Trailing riding: Back for more

The people I work for have been gone all week, so today I managed to get out to the barn to join the morning trail riding group.  It was a big group today, as it sometimes is on Fridays: with Panama and I, there were six horses and riders.  This group goes out every Monday, Wednesday, and Friday morning, but because of a variety of reasons -- because I'm trying to work on my novel as much as possible during my week off, and because I'm also puppy sitting for the people I work for, and I didn't want to leave the puppy too much the first few days -- I wasn't able to get out there for a ride earlier in the week.

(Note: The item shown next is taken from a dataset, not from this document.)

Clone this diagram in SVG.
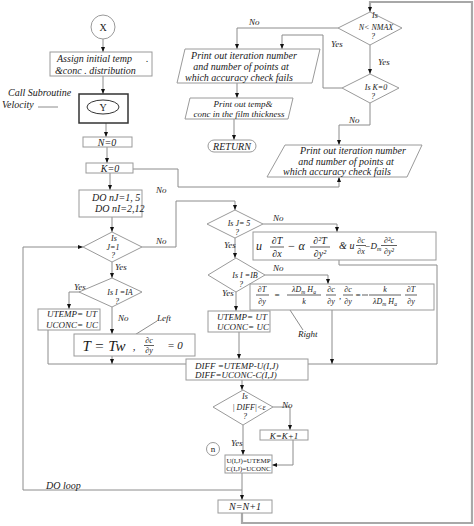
<svg xmlns="http://www.w3.org/2000/svg" width="474" height="526" viewBox="0 0 474 526">
<defs>
<marker id="ah" viewBox="0 0 10 8" refX="10" refY="4" markerWidth="5" markerHeight="4.5" orient="auto" markerUnits="userSpaceOnUse"><path d="M0,0 L10,4 L0,8 z" fill="#111"/></marker>
</defs>
<style>
.ln{fill:none;stroke:#8c8c8c;stroke-width:1}
.lk{fill:none;stroke:#a8a8a8;stroke-width:2.2}
.ar{marker-end:url(#ah)}
.bx{fill:#fff;stroke:#9a9a9a;stroke-width:1}
.t{font-family:"Liberation Serif",serif;font-style:italic;font-size:10px;fill:#1a1a1a}
.c{text-anchor:middle}
.s{font-size:9px}
.d{font-size:8px}
.xs{font-size:7px}
.r{font-style:normal}
.m{font-family:"Liberation Serif",serif;font-style:italic;fill:#1a1a1a;text-anchor:middle}
.fb{stroke:#1a1a1a;stroke-width:0.7}
</style>
<rect width="474" height="526" fill="#fff"/>

<g id="connectors">
<path class="ln ar" d="M103,39 V52"/>
<path class="ln ar" d="M103,76 V94"/>
<path class="ln" d="M38,107 H58"/>
<path class="ln ar" d="M106,123 V137"/>
<path class="ln ar" d="M107,147 V163"/>
<path class="ln ar" d="M110,173 V190"/>
<path class="ln ar" d="M112,217 V232"/>
<path class="ln ar" d="M133,169 H178 V187 H339 V177"/>
<path class="ln ar" d="M242,490 H23 V247 H83"/>
<path class="ln ar" d="M142,247 H176 V201 H235 V210"/>
<path class="ln ar" d="M112,262 V278"/>
<path class="ln ar" d="M80,292 H69 V309"/>
<path class="ln ar" d="M112,307 V334"/>
<path class="ln" d="M48,330 V364 H186"/>
<path class="ln ar" d="M112,356 V364"/>
<path class="ln ar" d="M263,224 H337 V232"/>
<path class="ln ar" d="M235,238 V258"/>
<path class="ln" d="M339,260 V265 H437 V364 H308"/>
<path class="ln ar" d="M265,275 H328 V284"/>
<path class="ln ar" d="M236,292 V311"/>
<path class="ln ar" d="M332,310 V364"/>
<path class="ln ar" d="M239,332 V359"/>
<path class="ln ar" d="M242,380 V390"/>
<path class="ln ar" d="M273,407 H290 V430"/>
<path class="ln ar" d="M243,425 V455"/>
<path class="ln ar" d="M293,440 V465 H272"/>
<path class="ln ar" d="M242,473 V500"/>
<path class="lk" d="M242,513 V523 H472 V2 H370 V8"/>
<path class="ln ar" d="M370,6 V12"/>
<path class="ln ar" d="M338,28 H237 V49"/>
<path class="ln ar" d="M342,88 H323 V35 H282 V49"/>
<path class="ln ar" d="M370,45 V74"/>
<path class="ln ar" d="M370,103 V125 H339 V145"/>
<path class="ln ar" d="M237,83 V98"/>
<path class="ln ar" d="M234,119 V140"/>
<path class="ln" d="M133,336 L157,321"/>
<path class="ln" d="M290,310 L303,330"/>
</g>

<g id="labels">
<text class="t s" x="249" y="25">No</text>
<text class="t s" x="331" y="47">Yes</text>
<text class="t s" x="378" y="65">Yes</text>
<text class="t s" x="349" y="123">No</text>
<text class="t s" x="156" y="193">No</text>
<text class="t s" x="156" y="244">No</text>
<text class="t s" x="115" y="270">Yes</text>
<text class="t s" x="273" y="221">No</text>
<text class="t s" x="224" y="248">Yes</text>
<text class="t s" x="273" y="271">No</text>
<text class="t s" x="222" y="296">Yes</text>
<text class="t s" x="74" y="290">Yes</text>
<text class="t s" x="118" y="321">No</text>
<text class="t s" x="157" y="321">Left</text>
<text class="t s" x="298" y="337">Right</text>
<text class="t s" x="282" y="408">No</text>
<text class="t s" x="231" y="446">Yes</text>
<text class="t" x="46" y="489">DO loop</text>
<text class="t" x="8" y="96">Call Subroutine</text>
<text class="t" x="2" y="108">Velocity</text>
</g>

<g id="nodeX"><circle cx="103" cy="27" r="12" class="bx"/><text class="t r c" x="103" y="31">X</text></g>

<g id="nodeAssign"><rect class="bx" x="50" y="52" width="102" height="24"/>
<text class="t" x="57" y="62">Assign initial temp</text><text class="t" x="146" y="62">.</text>
<text class="t" x="55" y="74">&amp;conc . distribution</text></g>

<g id="nodeY"><rect x="79" y="94" width="49" height="29" fill="#fff" stroke="#333" stroke-width="1.5"/>
<ellipse cx="103" cy="107" rx="16" ry="7" fill="#fff" stroke="#333" stroke-width="1"/>
<text class="t r c" x="103" y="110.5">Y</text></g>

<g id="nodeN0"><rect class="bx" x="83" y="137" width="49" height="10"/><text class="t c" x="107" y="145.5">N=0</text></g>
<g id="nodeK0"><rect class="bx" x="86" y="163" width="47" height="10"/><text class="t c" x="110" y="171.5">K=0</text></g>
<g id="nodeDO"><rect class="bx" x="79" y="190" width="63" height="27"/>
<text class="t" x="92" y="201">DO nJ=1, 5</text><text class="t" x="95" y="212">DO nI=2,12</text></g>

<g id="nodeJ1"><polygon class="bx" points="83,247 112,232 142,247 112,262"/>
<text class="t d c" x="114" y="241">Is</text><text class="t d c" x="113" y="249.5">J=1</text><text class="t d c" x="113" y="258">?</text></g>

<g id="nodeIA"><polygon class="bx" points="79,292 112,278 142,292 112,307"/>
<text class="t d c" x="120" y="295">Is I =IA</text><text class="t d c" x="117" y="304">?</text></g>

<g id="nodeUT1"><rect class="bx" x="38" y="309" width="62" height="21"/>
<text class="t s c" x="72" y="317">UTEMP= UT</text><text class="t s c" x="72" y="327.5">UCONC= UC</text></g>

<g id="nodeTw"><rect class="bx" x="74" y="334" width="121" height="22"/>
<text class="m" x="104" y="351" font-size="15">T = Tw</text>
<text class="m" x="134" y="350" font-size="11">,</text>
<text class="m" x="149" y="343" font-size="8">∂c</text><line class="fb" x1="144" y1="345.5" x2="154" y2="345.5"/><text class="m" x="149" y="353" font-size="8">∂y</text>
<text class="m" x="175" y="349" font-size="11" font-style="normal">=  0</text></g>

<g id="nodeNMAX"><polygon class="bx" points="338,28 370,12 402,28 370,45"/>
<text class="t d c" x="375" y="18">Is</text><text class="t d c" x="376" y="29.5">N&lt; NMAX</text><text class="t d c" x="373" y="39">?</text></g>

<g id="nodeKis0"><polygon class="bx" points="342,88 370,74 399,88 370,103"/>
<text class="t d c" x="376" y="90">Is K=0</text><text class="t d c" x="373" y="99">?</text></g>

<g id="nodePrint1"><polygon class="bx" points="185,49 320,49 312,83 177,83"/>
<text class="t c" x="244" y="59">Print out iteration number</text>
<text class="t c" x="241" y="70">and number of points at</text>
<text class="t c" x="239" y="81">which accuracy check fails</text></g>

<g id="nodePrint2"><polygon class="bx" points="190,98 293,98 288,119 185,119"/>
<text class="t s c" x="243" y="106.5">Print out temp&amp;</text>
<text class="t s c" x="239" y="116.5">conc in the film thickness</text></g>

<g id="nodeReturn"><rect class="bx" x="208" y="140" width="48" height="12" rx="6"/>
<text class="t c" x="232" y="149.5">RETURN</text></g>

<g id="nodePrint3"><polygon class="bx" points="285,145 422,145 407,177 267,177"/>
<text class="t c" x="353" y="154">Print out iteration number</text>
<text class="t c" x="346" y="165">and number of points at</text>
<text class="t c" x="337" y="175">which accuracy check fails</text></g>

<g id="nodeJ5"><polygon class="bx" points="207,224 235,210 263,224 235,238"/>
<text class="t d c" x="239" y="226">Is J= 5</text><text class="t d c" x="237" y="235">?</text></g>

<g id="nodeEq1"><rect class="bx" x="253" y="232" width="183" height="28"/>
<text class="m" x="259" y="250" font-size="12" font-style="normal">u</text>
<text class="m" x="277" y="244" font-size="10">∂T</text><line class="fb" x1="270" y1="247" x2="284" y2="247"/><text class="m" x="277" y="257" font-size="10">∂x</text>
<text class="m" x="296" y="250" font-size="12" font-style="normal">− α</text>
<text class="m" x="320" y="244" font-size="10">∂²T</text><line class="fb" x1="310" y1="247" x2="330" y2="247"/><text class="m" x="320" y="257" font-size="10">∂y²</text>
<text class="m" x="343" y="249" font-size="10" font-style="normal">&amp;</text>
<text class="m" x="352" y="249" font-size="10" font-style="normal">u</text>
<text class="m" x="361" y="243" font-size="8">∂c</text><line class="fb" x1="356" y1="245.5" x2="366" y2="245.5"/><text class="m" x="361" y="254" font-size="8">∂x</text>
<text class="m" x="373" y="249" font-size="9">−D<tspan font-size="6" dy="2">m</tspan></text>
<text class="m" x="389" y="243" font-size="8">∂²c</text><line class="fb" x1="381" y1="245.5" x2="397" y2="245.5"/><text class="m" x="389" y="254" font-size="8">∂y²</text></g>

<g id="nodeIB"><polygon class="bx" points="208,275 236,258 265,275 236,292"/>
<text class="t d c" x="245" y="277.5">Is I =IB</text><text class="t d c" x="241" y="287">?</text></g>

<g id="nodeEq2"><rect class="bx" x="250" y="284" width="184" height="26"/>
<text class="m" x="262" y="292" font-size="8">∂T</text><line class="fb" x1="256" y1="295" x2="269" y2="295"/><text class="m" x="262" y="304" font-size="8">∂y</text>
<text class="m" x="277" y="298" font-size="9" font-style="normal">=</text>
<text class="m" x="304" y="292" font-size="8">λD<tspan font-size="5.5" dy="1.5">m</tspan><tspan dy="-1.5"> H</tspan><tspan font-size="5.5" dy="1.5">a</tspan></text><line class="fb" x1="287" y1="295" x2="321" y2="295"/><text class="m" x="304" y="304" font-size="8">k</text>
<text class="m" x="331" y="292" font-size="8">∂c</text><line class="fb" x1="326" y1="295" x2="336" y2="295"/><text class="m" x="331" y="304" font-size="8">∂y</text>
<text class="m" x="340" y="299" font-size="9" font-style="normal">,</text>
<text class="m" x="348" y="292" font-size="8">∂c</text><line class="fb" x1="343" y1="295" x2="353" y2="295"/><text class="m" x="348" y="304" font-size="8">∂y</text>
<text class="m" x="358" y="298" font-size="9" font-style="normal">=</text>
<line class="fb" x1="362" y1="295" x2="368" y2="295"/>
<text class="m" x="385" y="292" font-size="8">k</text><line class="fb" x1="369" y1="295" x2="401" y2="295"/><text class="m" x="385" y="304" font-size="8">λD<tspan font-size="5.5" dy="1.5">m</tspan><tspan dy="-1.5"> H</tspan><tspan font-size="5.5" dy="1.5">a</tspan></text>
<text class="m" x="411" y="292" font-size="8">∂T</text><line class="fb" x1="405" y1="295" x2="417" y2="295"/><text class="m" x="411" y="304" font-size="8">∂y</text></g>

<g id="nodeUT2"><rect class="bx" x="208" y="311" width="62" height="21"/>
<text class="t s c" x="242" y="319.5">UTEMP= UT</text><text class="t s c" x="243" y="329.5">UCONC= UC</text></g>

<g id="nodeDIFF"><rect class="bx" x="186" y="359" width="122" height="21"/>
<text class="t s" x="195" y="368.5">DIFF =UTEMP-U(I,J)</text><text class="t s" x="195" y="377.5">DIFF=UCONC-C(I,J)</text></g>

<g id="nodeDIFFcheck"><polygon class="bx" points="213,407 243,390 273,407 243,425"/>
<text class="t d c" x="245" y="399">Is</text><text class="t d c" x="249" y="409.5">| DIFF|&lt;ε</text><text class="t d c" x="245" y="419">?</text></g>

<g id="nodeKK1"><rect class="bx" x="260" y="430" width="48" height="10"/><text class="t s c" x="284" y="438.5">K=K+1</text></g>

<g id="nodeN"><circle class="bx" cx="213" cy="449" r="6.5"/><text class="t r c s" x="213" y="452">n</text></g>

<g id="nodeU"><rect class="bx" x="225" y="455" width="47" height="18"/>
<text class="t r xs c" x="248.5" y="462.5">U(I,J)=UTEMP</text><text class="t r xs c" x="248.5" y="471">C(I,J)=UCONC</text></g>

<g id="nodeNN1"><rect class="bx" x="218" y="500" width="54" height="13"/><text class="t c" x="245" y="510">N=N+1</text></g>
</svg>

It took the riders a little while today to get organized -- we had a couple riders join us late, so we waited for them to get tacked and ready to go.  While we were waiting, I took Panama all around the trail course and the field behind the outdoor arena.  We were alone -- a big deal because he used to act kind of nervous and spooky out in the field, and in fact one of his worst bolts (and one of my worst falls) happened in an area where we rode today.  Today, however, he did great -- in fact, I think he would have been just fine going a short ways down the trail all by himself, as he seemed disappointed when I turned him and wouldn't let him keep going in that direction.  That's also a big deal because I never would have thought he'd be comfortable on the trail alone, judging by the rough time we went through a couple of years ago.

When we finally got going, I arranged to be squarely in the middle of the pack.  Part of my planning was because one of the horses we were going with was a high-strung Paint that Panama disliked the last time we rode with him -- that horse's first trail ride at our barn, incidentally.  Panama, I've discovered, has little patience for other horses' meltdowns on the trail, and he went through a period where his response was always to kick out at the horse having the meltdown.  Twice he's kicked out at horses who were running up his butt, and that day a couple years ago when we went out with this Paint, he kept trying to back into the Paint so he could kick him, too.  I kept him from doing so, of course, but to avoid any such problems today, we kept the two horses well separated.

Panama used to get upset if he was any farther back in the line than about the first or second horse, but today he wasn't fazed by it at all, even when the two horses bring up the tail end fell so far behind that he might have felt like he was last.  We even fell behind at one point, so that we were all by ourselves with three horses grouped together way up in front, and two more way behind us.  That didn't bother him either.  Next time -- with a smaller group -- I intend to make him go dead last for a little bit and see how he does, but judging by today's behavior I'm guessing that it is no longer an issue for him.

Of course, the high-strung Paint did have to have a meltdown at some point -- the spinning, wanting-to-bolt kind, even.  I was impressed with his rider, a leaser who doesn't seem terribly confident, because she just kept turning him and riding through it.  It was a group of riders in the public arena in the park that set him off.  The rest of us stopped to give him space, but then had to hurry up and go forward so that he didn't end up all alone as he carried his rider off down the trail!  Panama wasn't too bothered by his meltdown at first, but as it went on and on (and we were just standing there watching) his head started popping up more and more.  Possibly he was feeling my own anxiety, as I was pretty certain the other rider was going to get dumped (which she didn't, thankfully).  That was the only hint of nerves that I saw from him the entire ride -- the rest of the time he was steady as could be.  He really has matured into a great trail horse -- now if only my schedule permitted me to go out with these ladies more often!

Interestingly, my trainer took Rondo out on the trail yesterday, after she rode him without me (I got tied up with family responsibilities and wasn't able to get to the barn in time).  It was after a full workout, and it was extra hot yesterday, so he was extra lazy -- probably too lazy to put up much of a fuss -- but apparently he did great.  She took him a little ways out, alone even, and said that the only issue she noticed was that he doesn't get yet the concept of staying on the trail!  He also isn't very good about picking up his feet, so she asked me to ride him in the field, on the trail course, and on the trail more often -- we think the soft arena sand is disguising a lazy tendency to drag his feet a bit.

Unexpectedly, I have the weekend off (as well as the past week), so I'm hoping to make lots of time for riding this weekend!